Idaho Gov. Brad Little also signed legislation directing the state to apply for a waiver to remove soda and candy from the eligible items covered by state SNAP funding.

“Assistance from the government should go towards healthy foods, not foods that cause so many health problems,” he said in a statement.

State level SNAP changes could create ‘new program inefficiencies, longer grocery store lines’

Food and nutrition advocacy groups have long fought to empower consumer choice, rather than restrict it – an approach that FMI – The Food Industry Association reiterated in a response to the announcements from federal and state agencies.

“FMI and our member companies support the goal of encouraging customers to utilize SNAP dollars to purchase nutrient dense foods,” the trade group’s President and CEO Leslie Sarasin said.

But, she added, “we have found that the best results are those that make resources available – like dietitian-supported recipes or curated shopping experiences and programs that enhance their ability to economically purchase fruits and vegetables and dairy while recognizing the limitations of the current average $6-per-person-per-day SNAP benefit.”

She also argued that that “while pilots and waivers may have an important role, it is critical not to create chaos and confusion both in individual stores and through a jumbled mixture of varying state requirements – creating new program inefficiencies, longer grocery store lines and customer frustration.”

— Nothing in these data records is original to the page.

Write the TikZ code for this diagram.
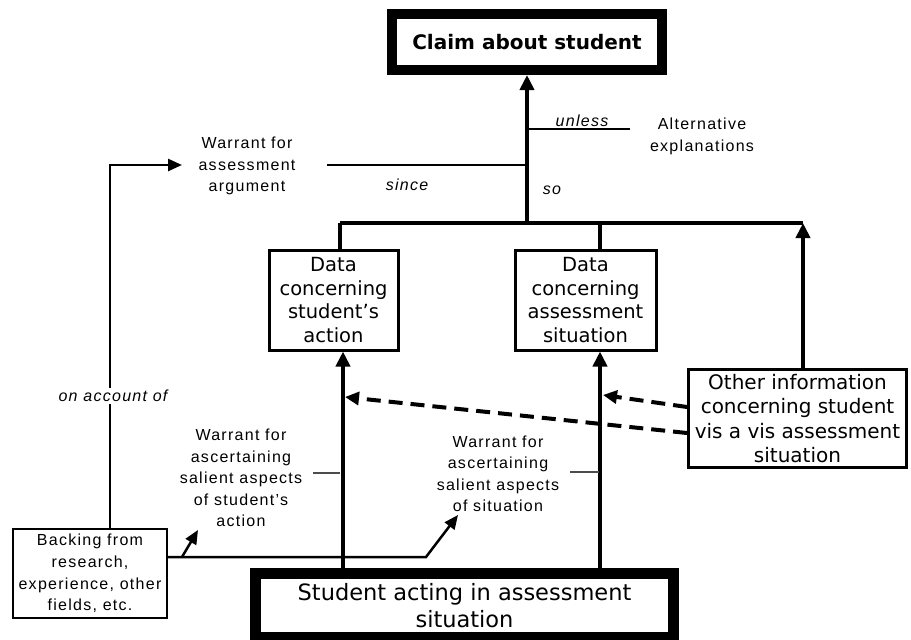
\documentclass[tikz,border=0pt]{standalone}
\usepackage{fontspec}
\setmainfont{DejaVu Sans}
\newfontfamily\labfont[LetterSpace=8]{Liberation Sans}
\usetikzlibrary{arrows.meta}
\begin{document}
\begin{tikzpicture}[x=1pt,y=-1pt,
  claimbox/.style={draw,line width=10pt,minimum width=270pt,minimum height=56pt,inner sep=0pt,align=center,font=\bfseries\fontsize{20}{24}\selectfont},
  studentbox/.style={draw,line width=11pt,minimum width=418pt,minimum height=64pt,inner sep=0pt,align=center,font=\fontsize{22.5}{27}\selectfont},
  databox/.style={draw,line width=3pt,minimum height=100pt,inner sep=0pt,align=center,font=\fontsize{19.5}{23.5}\selectfont},
  otherbox/.style={draw,line width=3pt,minimum width=218pt,minimum height=98pt,inner sep=0pt,align=center,font=\fontsize{20}{24.5}\selectfont},
  backbox/.style={draw,line width=2pt,minimum width=154pt,minimum height=89pt,inner sep=0pt,align=center,font=\labfont\fontsize{16}{21.7}\selectfont},
  lbl/.style={inner sep=1pt,align=center,font=\labfont\fontsize{16}{21.5}\selectfont},
  ital/.style={inner sep=1pt,font=\labfont\itshape\fontsize{16}{20}\selectfont},
  bigline/.style={line width=4.5pt},
  conn/.style={line width=4pt},
  mainarrow/.style={line width=4.5pt,-{Triangle[length=15pt,width=14pt]}},
  dasharrow/.style={line width=4pt,dash pattern=on 14pt off 8pt,-{Triangle[length=14pt,width=13pt]}},
  backarrow/.style={line width=2.5pt,-{Triangle[length=14pt,width=12pt]}},
  thinline/.style={line width=2pt},
  tick/.style={line width=2.5pt,black!70}]
\useasboundingbox (0,0) rectangle (911,640);

% nodes
\node[claimbox] (claim) at (527,42) {Claim about student};
\node[studentbox] (student) at (464.5,605.5) {Student acting in assessment\\situation};
\node[databox,minimum width=129pt] (d1) at (333.5,300) {Data\\concerning\\student’s\\action};
\node[databox,minimum width=141pt] (d2) at (585.5,300) {Data\\concerning\\assessment\\situation};
\node[otherbox] (other) at (797.5,418.5) {Other information\\concerning student\\vis a vis assessment\\situation};
\node[backbox] (back) at (90,573.5) {Backing from\\research,\\experience, other\\fields, etc.};

\node[lbl] (wa) at (247,166) {Warrant for\\assessment\\argument};
\node[lbl] (alt) at (702,136.5) {Alternative\\explanations};
\node[ital] (unless) at (582,121) {unless};
\node[ital] (since) at (407,185) {since};
\node[ital] (so) at (552,190) {so};
\node[lbl] (ws) at (241,478) {Warrant for\\ascertaining\\salient aspects\\of student’s\\action};
\node[lbl] (wsit) at (498,474) {Warrant for\\ascertaining\\salient aspects\\of situation};

% coordinates
\coordinate (jm) at (527,223);
\coordinate (jl) at (340,223);
\coordinate (j2) at (600,223);
\coordinate (jr) at (803,223);
\coordinate (a1) at (343,400);
\coordinate (a2) at (600,400);
\coordinate (o1) at (700,407);
\coordinate (o2) at (700,433);
\coordinate (t1) at (603,395);
\coordinate (t2) at (345,397);
\coordinate (w1) at (327,165);
\coordinate (u0) at (527,129);
\coordinate (u1) at (630,129);
\coordinate (k1a) at (313,473);
\coordinate (k1b) at (340,473);
\coordinate (k2a) at (570,472);
\coordinate (k2b) at (599,472);
\coordinate (bk) at (110,165);
\coordinate (bkt) at (182,165);
\coordinate (b0) at (0,557);
\coordinate (bm) at (426,557);
\coordinate (bt) at (458,515);
\coordinate (s0) at (182,557);
\coordinate (st) at (198,530);

% connectors
\draw[bigline] (jl) -- (jr);
\draw[mainarrow] (jm) -- (claim.south);
\draw[conn] (jl) -- (d1.north -| jl);
\draw[conn] (j2) -- (d2.north -| j2);
\draw[mainarrow] (other.north -| jr) -- (jr);
\draw[mainarrow] (student.north -| a1) -- (d1.south -| a1);
\draw[mainarrow] (student.north -| a2) -- (d2.south -| a2);
\draw[dasharrow] (other.west |- o1) -- (t1);
\draw[dasharrow] (other.west |- o2) -- (t2);
\draw[thinline] (w1) -- (w1 -| jm);
\draw[thinline] (u0) -- (u1);
\draw[tick] (k1a) -- (k1b);
\draw[tick] (k2a) -- (k2b);
\draw[backarrow] (back.north -| bk) -- (bk) -- (bkt);
\draw[backarrow] (back.east |- b0) -- (bm) -- (bt);
\draw[backarrow] (s0) -- (st);
\node[ital,fill=white,inner sep=2pt] (oao) at (113,396) {on account of};
\end{tikzpicture}
\end{document}
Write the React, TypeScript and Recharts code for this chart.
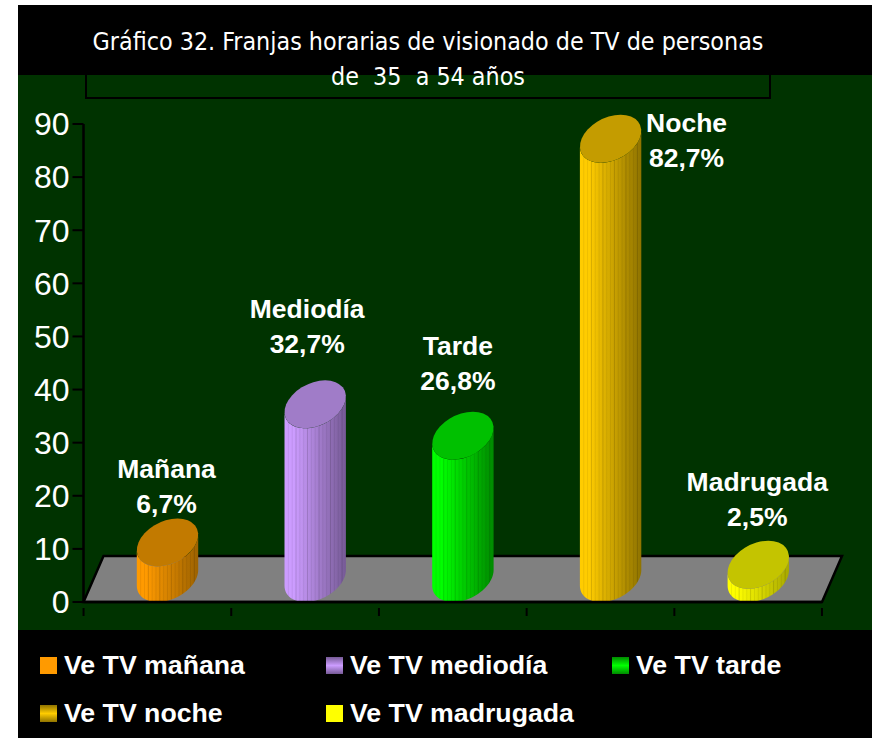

Accurate information, not restricted choice is a ‘better way’ to improve Americans’ health, argues American Beverage

The trade group American Beverage was more pointed in its assessment – characterizing the waivers as a move to generate headlines but little more.

“Restricting SNAP purchases or banning safe ingredients won’t make anyone healthier – they create headlines. Rather, they are punitive policies that leverage fearmongering and misinformation while taking decisions away from” consumers and “giving them to the government.”

It added the “better way” to improve Americans’ healthy is to provide consumers with “more choices along with clear, transparent information.”

SNAP beneficiaries are not more likely to buy candy than non-recipients

The National Confectioners Association also criticized the state-level policies as “misguided and not needed when it comes to chocolate and candy.”

NCA Senior Vice President of Public Affairs Chris Gindlesperger argued, “SNAP participants and non-SNAP participants alike understand that chocolate and candy are treats – not meal replacements.”

He added candy purchasing patterns are “basically equivalent” between SNAP and non-SNAP families – with only 2% of SNAP purchases being candy, according to the most recent data from USDA from 2016.

An added complication for the confectionary industry is there is no single definition of candy – rather it varies state by state, which could further complicate compliance if retailers that operate in multiple states must navigate a patchwork of regulations.